SHOP PRODUCTS
Houzz Logo Print
paulns

Old-time gardening = organic gardening?

paulns
15 years ago

This subject has come up many times since I moved here, a remote, rural, rugged part of Nova Scotia. But especially since my wife and I came up with the idea of offering workshops on sustainable growing practices. We have the only organic market gardens, the only government-registered farm, within a two hour's drive in any direction. I'd like to see more people here gardening, more food coming from local sources instead of coming off the trucks from the mainland, California and China, and ideally no imported fertilizers and pesticides..

This isn't a one-way street - we've taken up a lot of old local practices like harvesting seaweed and eelgrass, and putting fish waste in the soil. We're always learning more about the best practices for this climate.
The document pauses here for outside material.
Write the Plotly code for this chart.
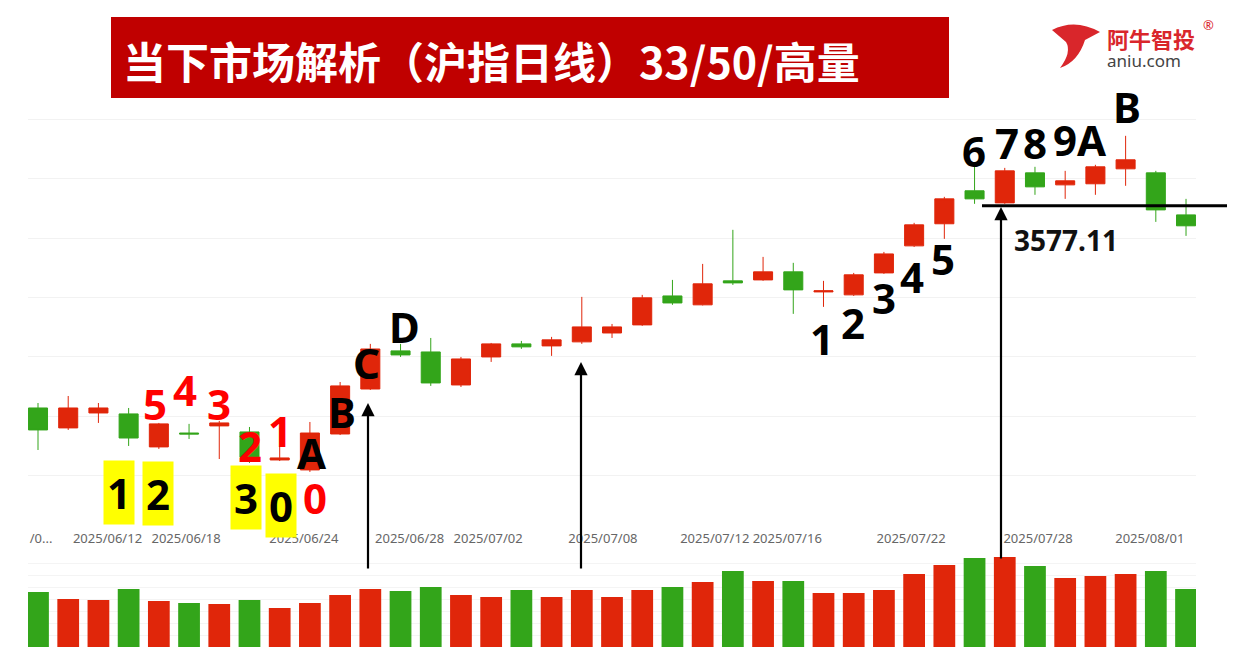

I've run the idea of the workshops past people here whose families go back many generations. A few have their own small gardens but all have ancestors who had bigger, subsistence gardens. They'll say, 'They never used the word organic, but that's what they did. What's the difference?' The word 'organic' strikes them as a touch arrogant, and proposing to teach something that is common knowledge (a claim that's debatable imo) even moreso. It doesn't help that our produce is more bug-chewed and often smaller than theirs. Many of them use chemical fertilizers and pesticides.

It seems to me there is a difference. For one thing, the organic philosophy is a preventative. If farmers here in the forties had understood organic principles, they wouldn't have jumped at the chance to use ammonium nitrate from the defunct mining operation as nitrogen fertilizer. They might have hung on to their livestock. They might not have used old motor oil as a weed killer in their carrot patch, as one old fellow I know does (good carrots though). Etc.

Is there a difference? How would you explain the difference, if you were asked?